[Exercise goal]
Leaving the pictures out, print the lines from the first line of the listing through the line containing "ax = fig.add_axes([63/644, 68/558, 1", exactly as they read, and no others.

[Data lines]
◆ ◆ ◆

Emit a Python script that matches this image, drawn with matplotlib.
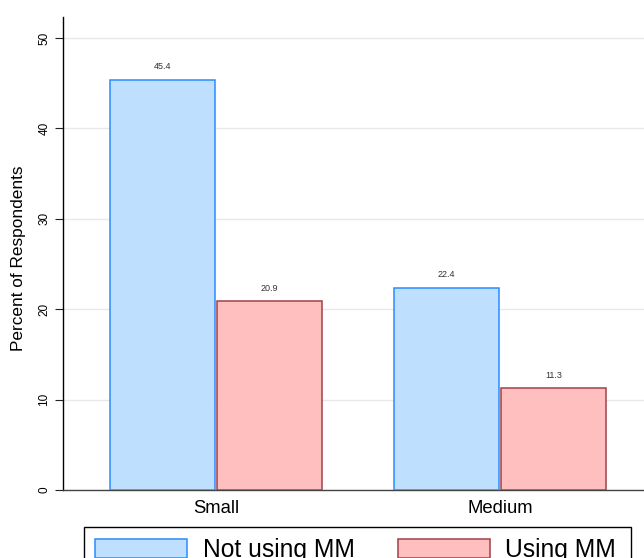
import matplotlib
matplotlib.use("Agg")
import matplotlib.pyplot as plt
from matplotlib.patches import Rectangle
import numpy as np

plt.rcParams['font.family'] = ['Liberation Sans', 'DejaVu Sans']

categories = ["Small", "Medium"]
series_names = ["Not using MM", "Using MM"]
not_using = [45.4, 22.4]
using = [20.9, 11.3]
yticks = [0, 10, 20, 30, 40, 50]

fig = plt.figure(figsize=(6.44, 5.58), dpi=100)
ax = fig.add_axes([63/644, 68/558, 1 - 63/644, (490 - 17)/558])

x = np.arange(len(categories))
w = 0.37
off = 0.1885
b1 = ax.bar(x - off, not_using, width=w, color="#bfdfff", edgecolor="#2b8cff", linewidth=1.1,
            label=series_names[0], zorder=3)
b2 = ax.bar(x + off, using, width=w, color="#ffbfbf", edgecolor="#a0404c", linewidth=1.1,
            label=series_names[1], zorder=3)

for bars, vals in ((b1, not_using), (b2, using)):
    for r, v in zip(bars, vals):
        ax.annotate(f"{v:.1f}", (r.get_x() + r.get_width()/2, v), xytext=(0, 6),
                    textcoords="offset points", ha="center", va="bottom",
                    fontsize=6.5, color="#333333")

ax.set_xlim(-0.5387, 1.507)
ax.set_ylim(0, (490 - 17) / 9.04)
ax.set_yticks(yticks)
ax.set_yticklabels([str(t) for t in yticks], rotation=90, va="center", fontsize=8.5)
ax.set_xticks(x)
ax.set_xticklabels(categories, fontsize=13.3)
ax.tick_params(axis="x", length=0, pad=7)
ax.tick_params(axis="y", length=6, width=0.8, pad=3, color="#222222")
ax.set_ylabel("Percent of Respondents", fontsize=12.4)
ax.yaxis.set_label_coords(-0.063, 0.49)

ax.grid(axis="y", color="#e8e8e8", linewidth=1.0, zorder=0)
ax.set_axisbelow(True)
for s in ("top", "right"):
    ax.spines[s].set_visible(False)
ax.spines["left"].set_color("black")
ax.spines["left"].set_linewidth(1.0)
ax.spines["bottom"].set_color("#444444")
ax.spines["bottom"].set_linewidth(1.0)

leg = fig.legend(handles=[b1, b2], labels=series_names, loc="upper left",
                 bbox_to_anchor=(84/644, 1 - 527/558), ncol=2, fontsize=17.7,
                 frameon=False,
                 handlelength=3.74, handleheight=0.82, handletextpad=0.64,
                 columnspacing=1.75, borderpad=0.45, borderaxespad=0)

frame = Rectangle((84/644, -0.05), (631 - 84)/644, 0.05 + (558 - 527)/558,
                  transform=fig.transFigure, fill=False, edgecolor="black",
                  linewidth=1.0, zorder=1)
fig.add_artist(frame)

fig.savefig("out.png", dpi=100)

◆ ◆ ◆

[Answer to the task]
Emit a Python script that matches this image, drawn with matplotlib.
import matplotlib
matplotlib.use("Agg")
import matplotlib.pyplot as plt
from matplotlib.patches import Rectangle
import numpy as np

plt.rcParams['font.family'] = ['Liberation Sans', 'DejaVu Sans']

categories = ["Small", "Medium"]
series_names = ["Not using MM", "Using MM"]
not_using = [45.4, 22.4]
using = [20.9, 11.3]
yticks = [0, 10, 20, 30, 40, 50]

fig = plt.figure(figsize=(6.44, 5.58), dpi=100)
ax = fig.add_axes([63/644, 68/558, 1 - 63/644, (490 - 17)/558])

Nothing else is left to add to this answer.